▶ [PROBLEM] Your task is to reproduce, verbatim and without pictures, the lines from the opening of the listing through the line containing "fig.patch.set_facecolor('white')".

▶ [PROVIDED DATA]
-- begin --

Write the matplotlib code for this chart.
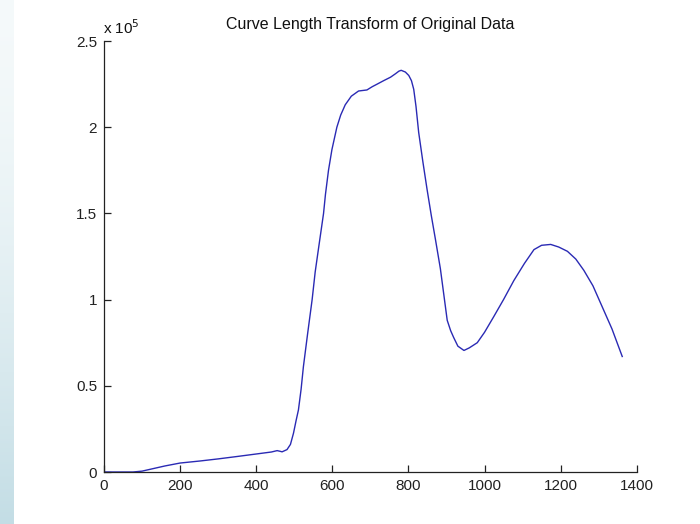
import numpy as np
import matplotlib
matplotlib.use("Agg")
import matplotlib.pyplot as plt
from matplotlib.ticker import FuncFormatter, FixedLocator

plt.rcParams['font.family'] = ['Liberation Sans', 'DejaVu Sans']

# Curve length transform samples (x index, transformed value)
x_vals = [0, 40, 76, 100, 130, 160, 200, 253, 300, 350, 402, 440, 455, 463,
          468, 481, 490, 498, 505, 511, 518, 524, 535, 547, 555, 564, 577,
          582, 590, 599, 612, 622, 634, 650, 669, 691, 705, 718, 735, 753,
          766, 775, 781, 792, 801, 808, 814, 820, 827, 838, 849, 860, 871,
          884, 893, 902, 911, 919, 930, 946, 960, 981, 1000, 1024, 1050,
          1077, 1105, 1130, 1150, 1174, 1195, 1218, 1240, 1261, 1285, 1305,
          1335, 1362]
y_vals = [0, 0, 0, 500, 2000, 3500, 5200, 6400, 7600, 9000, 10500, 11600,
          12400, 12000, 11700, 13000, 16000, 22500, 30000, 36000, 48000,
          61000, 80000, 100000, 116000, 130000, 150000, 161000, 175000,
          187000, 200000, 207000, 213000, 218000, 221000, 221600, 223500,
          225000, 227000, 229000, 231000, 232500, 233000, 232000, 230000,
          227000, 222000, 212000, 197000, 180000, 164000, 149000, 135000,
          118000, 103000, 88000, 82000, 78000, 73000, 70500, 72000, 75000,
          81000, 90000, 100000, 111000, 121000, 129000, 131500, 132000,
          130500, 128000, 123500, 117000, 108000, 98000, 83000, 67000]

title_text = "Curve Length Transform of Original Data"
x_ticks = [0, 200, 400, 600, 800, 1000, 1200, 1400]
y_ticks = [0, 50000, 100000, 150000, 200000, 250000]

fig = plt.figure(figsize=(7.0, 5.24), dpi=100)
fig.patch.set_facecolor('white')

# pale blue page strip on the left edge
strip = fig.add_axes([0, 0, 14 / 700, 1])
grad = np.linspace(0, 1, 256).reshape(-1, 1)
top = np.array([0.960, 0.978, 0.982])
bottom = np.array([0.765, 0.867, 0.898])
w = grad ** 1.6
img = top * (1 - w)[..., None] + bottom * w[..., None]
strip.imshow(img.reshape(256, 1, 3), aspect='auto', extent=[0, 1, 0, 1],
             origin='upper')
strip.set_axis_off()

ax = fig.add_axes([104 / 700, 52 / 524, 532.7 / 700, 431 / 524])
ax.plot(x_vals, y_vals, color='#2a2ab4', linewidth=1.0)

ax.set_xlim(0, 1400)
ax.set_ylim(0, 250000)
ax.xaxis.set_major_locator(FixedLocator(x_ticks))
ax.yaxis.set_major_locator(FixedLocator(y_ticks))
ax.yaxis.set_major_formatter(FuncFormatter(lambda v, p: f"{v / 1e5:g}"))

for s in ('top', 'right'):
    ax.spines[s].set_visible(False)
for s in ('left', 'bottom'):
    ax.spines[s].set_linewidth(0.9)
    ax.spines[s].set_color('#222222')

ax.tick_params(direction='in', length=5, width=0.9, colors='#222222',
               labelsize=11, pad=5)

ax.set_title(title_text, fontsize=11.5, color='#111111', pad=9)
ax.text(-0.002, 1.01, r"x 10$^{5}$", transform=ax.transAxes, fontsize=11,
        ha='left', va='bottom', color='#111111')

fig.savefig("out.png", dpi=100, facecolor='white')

-- end --

▶ [ANSWER TO THIS EXERCISE]
Write the matplotlib code for this chart.
import numpy as np
import matplotlib
matplotlib.use("Agg")
import matplotlib.pyplot as plt
from matplotlib.ticker import FuncFormatter, FixedLocator

plt.rcParams['font.family'] = ['Liberation Sans', 'DejaVu Sans']

# Curve length transform samples (x index, transformed value)
x_vals = [0, 40, 76, 100, 130, 160, 200, 253, 300, 350, 402, 440, 455, 463,
          468, 481, 490, 498, 505, 511, 518, 524, 535, 547, 555, 564, 577,
          582, 590, 599, 612, 622, 634, 650, 669, 691, 705, 718, 735, 753,
          766, 775, 781, 792, 801, 808, 814, 820, 827, 838, 849, 860, 871,
          884, 893, 902, 911, 919, 930, 946, 960, 981, 1000, 1024, 1050,
          1077, 1105, 1130, 1150, 1174, 1195, 1218, 1240, 1261, 1285, 1305,
          1335, 1362]
y_vals = [0, 0, 0, 500, 2000, 3500, 5200, 6400, 7600, 9000, 10500, 11600,
          12400, 12000, 11700, 13000, 16000, 22500, 30000, 36000, 48000,
          61000, 80000, 100000, 116000, 130000, 150000, 161000, 175000,
          187000, 200000, 207000, 213000, 218000, 221000, 221600, 223500,
          225000, 227000, 229000, 231000, 232500, 233000, 232000, 230000,
          227000, 222000, 212000, 197000, 180000, 164000, 149000, 135000,
          118000, 103000, 88000, 82000, 78000, 73000, 70500, 72000, 75000,
          81000, 90000, 100000, 111000, 121000, 129000, 131500, 132000,
          130500, 128000, 123500, 117000, 108000, 98000, 83000, 67000]

title_text = "Curve Length Transform of Original Data"
x_ticks = [0, 200, 400, 600, 800, 1000, 1200, 1400]
y_ticks = [0, 50000, 100000, 150000, 200000, 250000]

fig = plt.figure(figsize=(7.0, 5.24), dpi=100)
fig.patch.set_facecolor('white')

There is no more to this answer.